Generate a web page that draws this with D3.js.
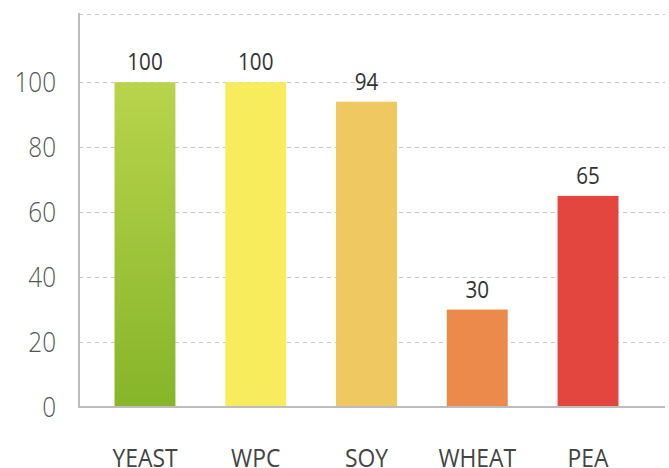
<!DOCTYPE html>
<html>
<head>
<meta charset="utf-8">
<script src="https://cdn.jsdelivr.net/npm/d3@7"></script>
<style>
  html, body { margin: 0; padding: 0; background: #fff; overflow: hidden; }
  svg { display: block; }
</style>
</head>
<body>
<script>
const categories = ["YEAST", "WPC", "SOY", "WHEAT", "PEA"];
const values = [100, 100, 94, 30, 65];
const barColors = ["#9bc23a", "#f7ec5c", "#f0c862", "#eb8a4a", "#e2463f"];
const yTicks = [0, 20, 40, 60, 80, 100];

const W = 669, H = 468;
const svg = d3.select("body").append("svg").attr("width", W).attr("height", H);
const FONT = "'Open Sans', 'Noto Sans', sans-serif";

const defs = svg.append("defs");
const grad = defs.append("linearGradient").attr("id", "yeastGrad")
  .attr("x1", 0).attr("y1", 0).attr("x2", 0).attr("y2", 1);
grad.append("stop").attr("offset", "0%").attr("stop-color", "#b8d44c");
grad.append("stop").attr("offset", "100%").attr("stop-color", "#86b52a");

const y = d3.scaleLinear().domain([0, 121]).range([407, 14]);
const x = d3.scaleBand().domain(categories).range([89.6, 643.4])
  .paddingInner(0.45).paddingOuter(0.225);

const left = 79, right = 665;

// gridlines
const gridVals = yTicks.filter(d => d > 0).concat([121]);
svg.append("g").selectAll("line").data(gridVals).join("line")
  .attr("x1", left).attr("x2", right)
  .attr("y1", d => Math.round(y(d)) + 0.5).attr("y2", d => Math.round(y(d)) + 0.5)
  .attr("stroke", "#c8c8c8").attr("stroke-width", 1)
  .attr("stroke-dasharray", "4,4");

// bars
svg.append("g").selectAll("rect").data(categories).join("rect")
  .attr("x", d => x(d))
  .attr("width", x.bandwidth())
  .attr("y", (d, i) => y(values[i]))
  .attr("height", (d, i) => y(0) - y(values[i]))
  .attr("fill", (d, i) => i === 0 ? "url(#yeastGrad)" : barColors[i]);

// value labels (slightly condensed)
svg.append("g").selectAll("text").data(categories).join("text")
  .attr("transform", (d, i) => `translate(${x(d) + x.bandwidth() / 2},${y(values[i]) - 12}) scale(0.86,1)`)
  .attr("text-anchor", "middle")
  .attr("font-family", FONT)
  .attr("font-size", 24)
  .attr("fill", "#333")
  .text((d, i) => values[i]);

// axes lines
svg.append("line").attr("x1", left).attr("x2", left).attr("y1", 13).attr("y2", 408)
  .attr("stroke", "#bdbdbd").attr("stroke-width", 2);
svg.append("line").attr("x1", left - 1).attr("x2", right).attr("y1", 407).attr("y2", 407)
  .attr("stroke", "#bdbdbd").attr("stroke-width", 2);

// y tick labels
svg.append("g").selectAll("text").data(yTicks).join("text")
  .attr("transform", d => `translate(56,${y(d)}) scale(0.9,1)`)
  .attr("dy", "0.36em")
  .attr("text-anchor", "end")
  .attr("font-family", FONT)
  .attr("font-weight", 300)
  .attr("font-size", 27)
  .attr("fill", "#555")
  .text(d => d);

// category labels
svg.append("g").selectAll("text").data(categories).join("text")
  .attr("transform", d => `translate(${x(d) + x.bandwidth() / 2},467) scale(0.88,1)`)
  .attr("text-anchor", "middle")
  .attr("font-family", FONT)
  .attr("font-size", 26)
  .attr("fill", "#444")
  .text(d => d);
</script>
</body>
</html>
==
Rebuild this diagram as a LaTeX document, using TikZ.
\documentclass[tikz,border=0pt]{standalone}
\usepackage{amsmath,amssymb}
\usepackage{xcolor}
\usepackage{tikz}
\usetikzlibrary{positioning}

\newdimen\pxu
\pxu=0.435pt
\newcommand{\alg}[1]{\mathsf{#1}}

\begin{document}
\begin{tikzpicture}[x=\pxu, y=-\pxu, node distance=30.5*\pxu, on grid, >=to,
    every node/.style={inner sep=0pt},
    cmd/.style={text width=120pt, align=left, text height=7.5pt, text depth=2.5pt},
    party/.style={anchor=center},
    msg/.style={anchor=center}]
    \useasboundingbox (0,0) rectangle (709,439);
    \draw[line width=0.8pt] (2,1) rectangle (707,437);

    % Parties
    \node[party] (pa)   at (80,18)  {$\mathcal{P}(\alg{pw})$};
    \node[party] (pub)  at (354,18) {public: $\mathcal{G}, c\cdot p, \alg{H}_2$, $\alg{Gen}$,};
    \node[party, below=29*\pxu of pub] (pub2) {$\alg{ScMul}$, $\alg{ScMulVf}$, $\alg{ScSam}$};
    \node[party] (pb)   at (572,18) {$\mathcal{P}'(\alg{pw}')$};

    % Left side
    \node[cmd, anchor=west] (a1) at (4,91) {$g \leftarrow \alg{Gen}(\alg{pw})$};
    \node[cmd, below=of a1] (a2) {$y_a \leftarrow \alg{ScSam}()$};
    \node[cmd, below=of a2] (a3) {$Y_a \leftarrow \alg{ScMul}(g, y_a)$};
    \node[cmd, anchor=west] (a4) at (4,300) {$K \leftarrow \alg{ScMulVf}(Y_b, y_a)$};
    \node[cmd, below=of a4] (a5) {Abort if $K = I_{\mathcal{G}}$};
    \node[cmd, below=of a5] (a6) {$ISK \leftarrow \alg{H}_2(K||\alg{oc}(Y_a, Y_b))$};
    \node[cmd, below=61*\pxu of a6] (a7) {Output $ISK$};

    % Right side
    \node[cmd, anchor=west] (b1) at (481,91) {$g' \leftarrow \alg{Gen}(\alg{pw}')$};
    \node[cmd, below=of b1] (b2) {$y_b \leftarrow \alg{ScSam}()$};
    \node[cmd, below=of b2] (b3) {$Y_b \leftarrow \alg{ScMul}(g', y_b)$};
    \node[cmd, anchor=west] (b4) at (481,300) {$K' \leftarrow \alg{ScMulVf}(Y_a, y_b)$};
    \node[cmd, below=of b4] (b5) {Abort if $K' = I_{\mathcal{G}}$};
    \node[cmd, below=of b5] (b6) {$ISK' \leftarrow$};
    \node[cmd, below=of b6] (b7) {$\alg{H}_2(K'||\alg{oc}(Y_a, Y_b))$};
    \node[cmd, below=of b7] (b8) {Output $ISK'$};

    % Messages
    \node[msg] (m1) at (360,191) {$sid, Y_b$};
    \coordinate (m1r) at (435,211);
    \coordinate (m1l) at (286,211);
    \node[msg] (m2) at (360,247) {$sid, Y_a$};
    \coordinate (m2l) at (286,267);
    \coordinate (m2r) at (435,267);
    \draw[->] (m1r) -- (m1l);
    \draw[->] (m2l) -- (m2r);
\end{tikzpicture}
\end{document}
* * *
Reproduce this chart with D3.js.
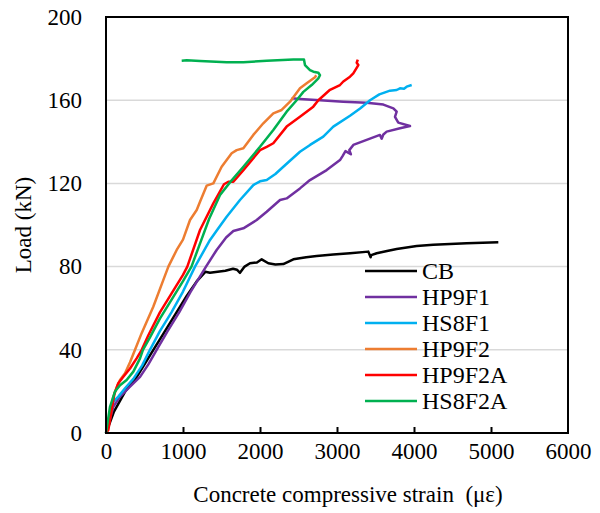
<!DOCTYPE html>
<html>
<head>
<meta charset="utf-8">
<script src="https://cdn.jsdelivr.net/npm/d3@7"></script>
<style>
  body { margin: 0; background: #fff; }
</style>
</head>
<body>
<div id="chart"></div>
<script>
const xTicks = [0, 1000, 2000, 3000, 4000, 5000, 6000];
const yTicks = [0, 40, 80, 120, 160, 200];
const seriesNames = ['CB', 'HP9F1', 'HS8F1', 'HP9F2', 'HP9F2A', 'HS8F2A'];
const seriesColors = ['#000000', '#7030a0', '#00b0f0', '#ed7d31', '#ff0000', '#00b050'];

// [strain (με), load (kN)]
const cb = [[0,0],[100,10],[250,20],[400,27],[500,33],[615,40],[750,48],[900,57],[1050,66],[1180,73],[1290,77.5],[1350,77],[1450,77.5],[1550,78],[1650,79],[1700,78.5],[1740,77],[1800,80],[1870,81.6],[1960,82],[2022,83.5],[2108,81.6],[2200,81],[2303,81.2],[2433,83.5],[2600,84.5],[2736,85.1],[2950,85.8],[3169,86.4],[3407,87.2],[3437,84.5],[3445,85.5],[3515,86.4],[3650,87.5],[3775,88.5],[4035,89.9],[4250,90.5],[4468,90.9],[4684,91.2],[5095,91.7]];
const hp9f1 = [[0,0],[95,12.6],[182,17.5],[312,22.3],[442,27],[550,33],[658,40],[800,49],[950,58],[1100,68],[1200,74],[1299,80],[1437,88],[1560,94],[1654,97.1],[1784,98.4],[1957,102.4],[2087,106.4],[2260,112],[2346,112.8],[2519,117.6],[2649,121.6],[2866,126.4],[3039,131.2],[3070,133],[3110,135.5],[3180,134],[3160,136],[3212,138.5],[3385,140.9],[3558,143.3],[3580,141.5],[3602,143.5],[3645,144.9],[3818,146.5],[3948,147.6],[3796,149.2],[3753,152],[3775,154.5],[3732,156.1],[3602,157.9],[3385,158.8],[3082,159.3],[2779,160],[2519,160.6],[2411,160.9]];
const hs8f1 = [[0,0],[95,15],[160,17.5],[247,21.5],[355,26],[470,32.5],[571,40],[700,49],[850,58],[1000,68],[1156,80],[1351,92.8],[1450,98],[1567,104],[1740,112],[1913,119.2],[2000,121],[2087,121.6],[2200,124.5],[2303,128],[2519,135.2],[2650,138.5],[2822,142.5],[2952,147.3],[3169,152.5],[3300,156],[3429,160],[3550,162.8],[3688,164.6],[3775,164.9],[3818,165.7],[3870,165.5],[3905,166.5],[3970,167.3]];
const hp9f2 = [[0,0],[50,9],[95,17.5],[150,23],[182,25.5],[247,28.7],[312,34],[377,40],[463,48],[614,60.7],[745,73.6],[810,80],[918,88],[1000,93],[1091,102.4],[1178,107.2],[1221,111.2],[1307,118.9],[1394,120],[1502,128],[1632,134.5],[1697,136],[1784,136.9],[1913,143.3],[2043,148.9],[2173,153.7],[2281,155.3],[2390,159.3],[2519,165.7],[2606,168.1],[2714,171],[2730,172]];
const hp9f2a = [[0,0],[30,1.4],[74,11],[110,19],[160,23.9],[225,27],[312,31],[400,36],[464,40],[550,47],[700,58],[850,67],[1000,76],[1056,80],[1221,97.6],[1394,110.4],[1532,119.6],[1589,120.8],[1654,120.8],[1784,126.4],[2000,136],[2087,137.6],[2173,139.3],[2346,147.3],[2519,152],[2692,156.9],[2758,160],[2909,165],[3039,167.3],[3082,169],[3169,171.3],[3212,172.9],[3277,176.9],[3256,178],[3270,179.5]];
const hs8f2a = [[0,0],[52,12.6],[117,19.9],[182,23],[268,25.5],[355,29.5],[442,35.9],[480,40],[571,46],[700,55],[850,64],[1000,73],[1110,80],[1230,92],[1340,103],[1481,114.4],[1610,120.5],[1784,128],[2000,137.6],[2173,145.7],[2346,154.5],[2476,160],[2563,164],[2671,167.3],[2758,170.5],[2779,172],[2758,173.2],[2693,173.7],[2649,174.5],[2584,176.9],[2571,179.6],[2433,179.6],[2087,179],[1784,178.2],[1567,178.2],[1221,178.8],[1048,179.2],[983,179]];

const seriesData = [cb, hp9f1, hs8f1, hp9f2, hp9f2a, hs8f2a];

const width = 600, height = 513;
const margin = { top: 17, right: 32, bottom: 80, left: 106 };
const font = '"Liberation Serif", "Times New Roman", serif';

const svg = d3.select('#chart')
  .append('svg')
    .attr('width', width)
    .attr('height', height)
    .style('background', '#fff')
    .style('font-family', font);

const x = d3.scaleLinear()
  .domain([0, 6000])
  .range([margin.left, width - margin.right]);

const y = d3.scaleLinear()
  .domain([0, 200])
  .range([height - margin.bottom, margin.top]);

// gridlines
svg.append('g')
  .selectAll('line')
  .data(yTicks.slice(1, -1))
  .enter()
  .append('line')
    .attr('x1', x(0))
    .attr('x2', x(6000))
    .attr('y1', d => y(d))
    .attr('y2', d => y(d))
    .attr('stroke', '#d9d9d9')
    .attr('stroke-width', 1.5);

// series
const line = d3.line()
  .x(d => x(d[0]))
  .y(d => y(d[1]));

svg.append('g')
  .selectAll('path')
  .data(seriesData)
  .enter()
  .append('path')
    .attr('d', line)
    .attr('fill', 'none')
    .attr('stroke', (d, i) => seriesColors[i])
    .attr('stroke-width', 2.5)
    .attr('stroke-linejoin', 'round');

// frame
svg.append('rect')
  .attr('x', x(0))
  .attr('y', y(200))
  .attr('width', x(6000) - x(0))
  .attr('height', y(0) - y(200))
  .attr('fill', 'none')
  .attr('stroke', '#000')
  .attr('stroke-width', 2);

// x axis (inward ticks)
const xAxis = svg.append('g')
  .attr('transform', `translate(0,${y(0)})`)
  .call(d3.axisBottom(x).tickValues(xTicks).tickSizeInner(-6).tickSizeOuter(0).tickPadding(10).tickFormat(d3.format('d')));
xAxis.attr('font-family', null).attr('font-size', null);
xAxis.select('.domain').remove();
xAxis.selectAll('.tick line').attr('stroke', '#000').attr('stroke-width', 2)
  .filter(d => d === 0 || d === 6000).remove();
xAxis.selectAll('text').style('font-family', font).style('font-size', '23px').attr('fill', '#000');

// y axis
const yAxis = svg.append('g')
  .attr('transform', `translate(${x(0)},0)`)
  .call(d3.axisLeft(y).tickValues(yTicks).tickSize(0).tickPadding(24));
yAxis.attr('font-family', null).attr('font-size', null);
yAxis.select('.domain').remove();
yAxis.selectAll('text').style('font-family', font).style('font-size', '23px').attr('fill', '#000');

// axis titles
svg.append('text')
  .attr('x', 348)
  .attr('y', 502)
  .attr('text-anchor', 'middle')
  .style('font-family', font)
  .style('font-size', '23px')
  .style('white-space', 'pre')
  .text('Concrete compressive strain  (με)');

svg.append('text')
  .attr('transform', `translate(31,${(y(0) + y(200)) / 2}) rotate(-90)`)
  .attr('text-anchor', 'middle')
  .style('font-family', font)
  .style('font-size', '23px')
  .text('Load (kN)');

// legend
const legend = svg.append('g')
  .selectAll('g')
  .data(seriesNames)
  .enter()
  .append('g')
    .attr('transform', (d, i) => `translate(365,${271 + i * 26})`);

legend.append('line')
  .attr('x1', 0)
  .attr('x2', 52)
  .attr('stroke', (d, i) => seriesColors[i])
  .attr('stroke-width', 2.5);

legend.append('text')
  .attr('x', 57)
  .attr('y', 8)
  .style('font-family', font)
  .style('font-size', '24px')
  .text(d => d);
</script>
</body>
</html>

## Goal of the exercise
Make an exact copy of the lines from the one that contains "Generate a web" through the one that contains "const yTicks = [0, 20, 40, 60, 80, 100];", both included, and no other lines. Pictures are skipped.

## Output
Generate a web page that draws this with D3.js.
<!DOCTYPE html>
<html>
<head>
<meta charset="utf-8">
<script src="https://cdn.jsdelivr.net/npm/d3@7"></script>
<style>
  html, body { margin: 0; padding: 0; background: #fff; overflow: hidden; }
  svg { display: block; }
</style>
</head>
<body>
<script>
const categories = ["YEAST", "WPC", "SOY", "WHEAT", "PEA"];
const values = [100, 100, 94, 30, 65];
const barColors = ["#9bc23a", "#f7ec5c", "#f0c862", "#eb8a4a", "#e2463f"];
const yTicks = [0, 20, 40, 60, 80, 100];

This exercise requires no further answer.